Friends of the Environment Centre chairman Dr Saif al-Hajry, left, announcing the new plant at a press conference
Anabasis Setifera is the plant chosen for 2012 under the ‘A Flower Each Spring’ campaign being held under the patronage of HH Sheikha Moza bint Nasser and organised by the Friends of the Environment Centre (FEC).
This is the 14th year of the campaign which aims to increase community awareness of flora in Qatar and seeks to encourage individual and collective initiatives that contribute to sustainable development.
“Anabasis Setifera, from the family of chenopodiaceae is an under shrub with numerous branches, which are covered with succulent leaves,” a FEC spokesperson said.
The flowers are minute and appear in November and
December.
The halophyte (salt tolerant) plant grows in littoral salt marshes along the shores of the Gulf, especially in south-west Qatar. The habitat supporting the plant has saline soil, usually not immersed in sea water.

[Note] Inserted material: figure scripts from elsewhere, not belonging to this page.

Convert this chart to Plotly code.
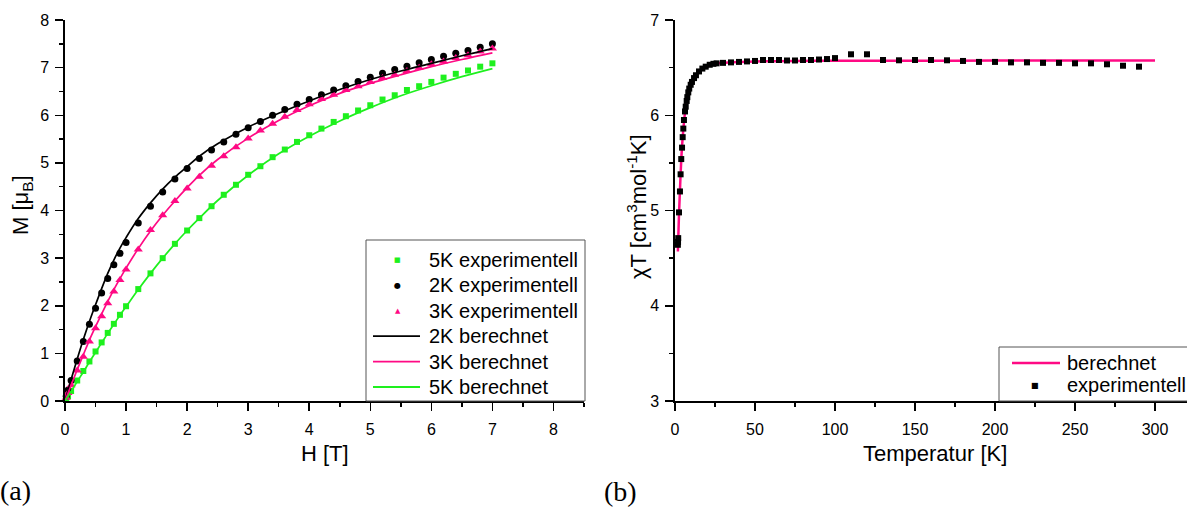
import plotly.graph_objects as go

# ---------------- data: panel (a) magnetisation ----------------
H_exp = [0.02, 0.05, 0.1, 0.2, 0.3, 0.4, 0.5, 0.6, 0.7, 0.8, 0.9, 1.0,
         1.2, 1.4, 1.6, 1.8, 2.0, 2.2, 2.4, 2.6, 2.8, 3.0, 3.2, 3.4, 3.6, 3.8,
         4.0, 4.2, 4.4, 4.6, 4.8, 5.0, 5.2, 5.4, 5.6, 5.8, 6.0, 6.2, 6.4, 6.6, 6.8, 7.0]
M_2K_exp = [0.10, 0.23, 0.43, 0.84, 1.25, 1.61, 1.95, 2.27, 2.57, 2.86, 3.10, 3.33,
            3.74, 4.09, 4.39, 4.66, 4.88, 5.09, 5.27, 5.44, 5.60, 5.74, 5.87, 6.00, 6.12, 6.23,
            6.33, 6.43, 6.53, 6.62, 6.71, 6.80, 6.88, 6.96, 7.03, 7.10, 7.17, 7.24, 7.30, 7.36, 7.43, 7.50]
M_3K_exp = [0.07, 0.17, 0.33, 0.64, 0.93, 1.25, 1.53, 1.78, 2.05, 2.30, 2.54, 2.76,
            3.18, 3.59, 3.90, 4.20, 4.46, 4.71, 4.94, 5.14, 5.33, 5.51, 5.68, 5.82, 5.97, 6.11,
            6.23, 6.34, 6.43, 6.53, 6.61, 6.70, 6.78, 6.85, 6.93, 7.00, 7.07, 7.13, 7.20, 7.26, 7.34, 7.40]
M_5K_exp = [0.04, 0.10, 0.21, 0.43, 0.63, 0.83, 1.04, 1.23, 1.43, 1.62, 1.81, 1.99,
            2.35, 2.68, 3.00, 3.30, 3.58, 3.84, 4.09, 4.33, 4.54, 4.75, 4.93, 5.12, 5.28, 5.44,
            5.58, 5.72, 5.86, 5.98, 6.10, 6.21, 6.33, 6.42, 6.53, 6.61, 6.70, 6.79, 6.87, 6.94, 7.02, 7.09]

H_calc = [0, 0.1, 0.2, 0.3, 0.4, 0.5, 0.6, 0.7, 0.8, 0.9, 1.0, 1.2, 1.4, 1.6, 1.8,
          2.0, 2.2, 2.5, 3.0, 3.5, 4.0, 4.5, 5.0, 5.5, 6.0, 6.5, 7.0]
M_2K_calc = [0, 0.45, 0.88, 1.29, 1.67, 2.02, 2.36, 2.68, 2.96, 3.21, 3.43, 3.83, 4.16, 4.45, 4.70,
             4.92, 5.14, 5.40, 5.75, 6.04, 6.30, 6.54, 6.75, 6.93, 7.09, 7.25, 7.40]
M_3K_calc = [0, 0.33, 0.66, 0.97, 1.28, 1.56, 1.83, 2.09, 2.34, 2.57, 2.79, 3.20, 3.57, 3.90, 4.20,
             4.48, 4.74, 5.07, 5.52, 5.89, 6.20, 6.46, 6.67, 6.85, 7.02, 7.17, 7.31]
M_5K_calc = [0, 0.20, 0.41, 0.61, 0.82, 1.02, 1.22, 1.42, 1.61, 1.80, 1.98, 2.34, 2.68, 3.00, 3.30,
             3.58, 3.84, 4.21, 4.74, 5.19, 5.56, 5.88, 6.16, 6.41, 6.62, 6.81, 6.98]

# ---------------- data: panel (b) chi*T ----------------
T_exp = [1.8, 1.9, 2.0, 2.5, 3.1, 3.5, 3.9, 4.4, 4.8, 5.2, 5.6, 6.25, 6.7, 7.3, 7.7, 8.3, 8.9,
         9.8, 10.6, 11.9, 13.1, 15, 17.1, 19.2, 21.7, 24, 26,
         30, 35, 40, 45, 50, 55, 60, 65, 70, 75, 80, 85, 90, 95, 100,
         110, 120, 130, 140, 150, 160, 170, 180, 190, 200, 210, 220, 230, 240, 250, 260, 270, 280, 290]
chiT_exp = [4.64, 4.67, 4.71, 4.98, 5.20, 5.38, 5.54, 5.66, 5.77, 5.86, 5.95, 6.04, 6.09, 6.15, 6.19, 6.24, 6.28,
            6.32, 6.35, 6.39, 6.42, 6.46, 6.49, 6.51, 6.53, 6.54, 6.545,
            6.55, 6.555, 6.56, 6.565, 6.57, 6.58, 6.58, 6.58, 6.575, 6.575, 6.58, 6.58, 6.585, 6.59, 6.60,
            6.64, 6.64, 6.58, 6.577, 6.58, 6.58, 6.577, 6.57, 6.56, 6.56, 6.555, 6.555, 6.55, 6.55,
            6.545, 6.545, 6.535, 6.52, 6.51]
T_calc = [1.8, 2.0, 2.5, 3.0, 3.5, 4.0, 4.5, 5.0, 6.0, 7.0, 8.0, 10, 12, 15, 20, 25, 30,
          40, 50, 75, 100, 150, 200, 250, 300]
chiT_calc = [4.57, 4.68, 4.96, 5.17, 5.38, 5.56, 5.70, 5.81, 5.99, 6.11, 6.21, 6.33, 6.40, 6.46, 6.51,
             6.535, 6.55, 6.56, 6.565, 6.57, 6.572, 6.573, 6.574, 6.575, 6.575]

legend_a = ["5K experimentell", "2K experimentell", "3K experimentell",
            "2K berechnet", "3K berechnet", "5K berechnet"]
legend_b = ["berechnet", "experimentell"]

GREEN = "#1ef01e"
PINK = "#ff0a84"
BLACK = "#000000"
FONT = "Liberation Sans, Arial, sans-serif"
SERIF = "Liberation Serif, Times New Roman, serif"

fig = go.Figure()

# panel (a)
fig.add_trace(go.Scatter(x=H_exp, y=M_5K_exp, mode="markers", name=legend_a[0],
                         marker=dict(symbol="square", size=6, color=GREEN), cliponaxis=False,
                         xaxis="x", yaxis="y"))
fig.add_trace(go.Scatter(x=H_exp, y=M_2K_exp, mode="markers", name=legend_a[1],
                         marker=dict(symbol="circle", size=7, color=BLACK), cliponaxis=False,
                         xaxis="x", yaxis="y"))
fig.add_trace(go.Scatter(x=H_exp, y=M_3K_exp, mode="markers", name=legend_a[2],
                         marker=dict(symbol="triangle-up", size=8, color=PINK), cliponaxis=False,
                         xaxis="x", yaxis="y"))
fig.add_trace(go.Scatter(x=H_calc, y=M_2K_calc, mode="lines", name=legend_a[3],
                         line=dict(color=BLACK, width=1.7, shape="spline", smoothing=1),
                         xaxis="x", yaxis="y"))
fig.add_trace(go.Scatter(x=H_calc, y=M_3K_calc, mode="lines", name=legend_a[4],
                         line=dict(color=PINK, width=1.7, shape="spline", smoothing=1),
                         xaxis="x", yaxis="y"))
fig.add_trace(go.Scatter(x=H_calc, y=M_5K_calc, mode="lines", name=legend_a[5],
                         line=dict(color=GREEN, width=1.7, shape="spline", smoothing=1),
                         xaxis="x", yaxis="y"))

# panel (b)
fig.add_trace(go.Scatter(x=T_calc, y=chiT_calc, mode="lines", name=legend_b[0],
                         line=dict(color=PINK, width=2.5, shape="spline", smoothing=0.6),
                         xaxis="x2", yaxis="y2"))
fig.add_trace(go.Scatter(x=T_exp, y=chiT_exp, mode="markers", name=legend_b[1],
                         marker=dict(symbol="square", size=6, color=BLACK), cliponaxis=False,
                         xaxis="x2", yaxis="y2"))

W, Hh = 1187, 511
ybot, ytop = (Hh - 401) / Hh, (Hh - 20) / Hh


def px(x):
    return x / W


def py(y):
    return (Hh - y) / Hh


def axis_style(rng, dtick, minor_dtick, domain, anchor, standoff):
    return dict(range=rng, domain=domain, anchor=anchor, dtick=dtick, tick0=0,
                ticks="outside", ticklen=8, tickwidth=1.5, tickcolor="black",
                showline=True, linecolor="black", linewidth=1.6,
                showgrid=False, zeroline=False, automargin=False,
                ticklabelstandoff=standoff,
                tickfont=dict(family=FONT, size=16, color="black"),
                minor=dict(dtick=minor_dtick, ticks="outside", ticklen=4,
                           tickwidth=1.5, tickcolor="black", showgrid=False))


fig.update_layout(
    width=W, height=Hh,
    margin=dict(l=0, r=0, t=0, b=0),
    paper_bgcolor="white", plot_bgcolor="white",
    font=dict(family=FONT, color="black"),
    xaxis=axis_style([0, 8.5], 1, 0.5, [65 / W, 584 / W], "y", 5),
    yaxis=axis_style([0, 8], 1, 0.5, [ybot, ytop], "x", 3),
    xaxis2=axis_style([0, 320], 50, 25, [675 / W, 1.0], "y2", 5),
    yaxis2=axis_style([3, 7], 1, 0.5, [ybot, ytop], "x2", 3),
    showlegend=False,
)

shapes = []
ann = [
    dict(text="H [T]", x=px(324.5), y=py(453), font=dict(size=22)),
    dict(text="Temperatur [K]", x=px(935), y=py(453), font=dict(size=22)),
    dict(text="M [μ<sub>B</sub>]", x=px(22), y=py(205), textangle=-90, font=dict(size=22)),
    dict(text="χT [cm<sup>3</sup>mol<sup>-1</sup>K]", x=px(637), y=py(207),
         textangle=-90, font=dict(size=22)),
    dict(text="(a)", x=px(-2), y=py(490), xanchor="left", font=dict(size=28, family=SERIF)),
    dict(text="(b)", x=px(602), y=py(491), xanchor="left", font=dict(size=28, family=SERIF)),
]

# legend (a): framed box with symbols and labels
shapes.append(dict(type="rect", xref="paper", yref="paper", x0=px(366), x1=px(585),
                   y0=py(401), y1=py(240), line=dict(color="#555555", width=1),
                   fillcolor="white", layer="above"))
rows_a = [260, 285.4, 310.8, 336.2, 361.6, 387]
sym_a = [("■", GREEN, 7), ("●", BLACK, 8), ("▲", PINK, 7)]
for i, (s, c, fs) in enumerate(sym_a):
    ann.append(dict(text=s, x=px(397.5), y=py(rows_a[i]), font=dict(size=fs, color=c,
                                                                    family="DejaVu Sans")))
line_cols = [BLACK, PINK, GREEN]
for j, c in enumerate(line_cols):
    yy = py(rows_a[3 + j])
    shapes.append(dict(type="line", xref="paper", yref="paper", x0=px(373), x1=px(420),
                       y0=yy, y1=yy, line=dict(color=c, width=1.8), layer="above"))
for i, t in enumerate(legend_a):
    ann.append(dict(text=t, x=px(427), y=py(rows_a[i]), xanchor="left", font=dict(size=20)))

# legend (b)
shapes.append(dict(type="rect", xref="paper", yref="paper", x0=px(999), x1=px(1195),
                   y0=py(401), y1=py(347), line=dict(color="#555555", width=1),
                   fillcolor="white", layer="above"))
rows_b = [363, 385]
shapes.append(dict(type="line", xref="paper", yref="paper", x0=px(1012), x1=px(1060),
                   y0=py(rows_b[0]), y1=py(rows_b[0]), line=dict(color=PINK, width=2.5),
                   layer="above"))
ann.append(dict(text="■", x=px(1035), y=py(rows_b[1]), font=dict(size=8, color=BLACK,
                                                                 family="DejaVu Sans")))
for i, t in enumerate(legend_b):
    ann.append(dict(text=t, x=px(1065), y=py(rows_b[i]), xanchor="left", font=dict(size=20)))

for a in ann:
    a.setdefault("xanchor", "center")
    a.update(xref="paper", yref="paper", yanchor="middle", showarrow=False)
    a["font"].setdefault("family", FONT)
    a["font"].setdefault("color", "black")
fig.update_layout(annotations=ann, shapes=shapes)

fig.write_html("out.html",
               config={"displayModeBar": False, "staticPlot": True},
               post_script="document.body.style.margin='0';document.body.style.padding='0';")
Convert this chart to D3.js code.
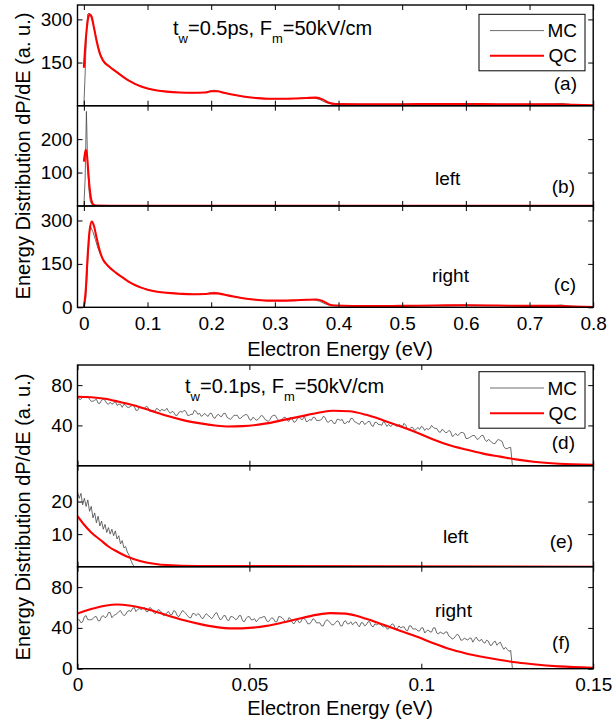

Anabasis Setifera is an under shrub
The plant forms mounds of calcareous maritime sand around its base and the vegetative part buried by the soil produces adventitious roots, which help the plant to absorb water from the freshly accumulated soil.
Halophytes have immense relevance for the Gulf region and scientists are investigating the features and characteristics enabling them to tolerate and/or resist high salinity.
Such research will help scientists to develop, through genetic engineering, genetically modified organisms which tolerate and resist salinity and thereby help put land with salt soil to productive use.
“Halophytes are well known to Arabs since thousands of years,” the FEC spokesperson recalled while pointing out that they were defined as plants which contain salt in their bodies.
“When punctured, water oozes from such plants, known as ‘hamdh,’ and some are used to wash hands and utensils. Succulence of the leaves helps the plant to dilute the salts absorbed from the soil to a degree tolerated by the plant.
“It is interesting that the leaves on the old parts of the stem die and are shed in order to avoid harm from the over-accumulation of salt in the tissues of old leaves,” the spokesperson added.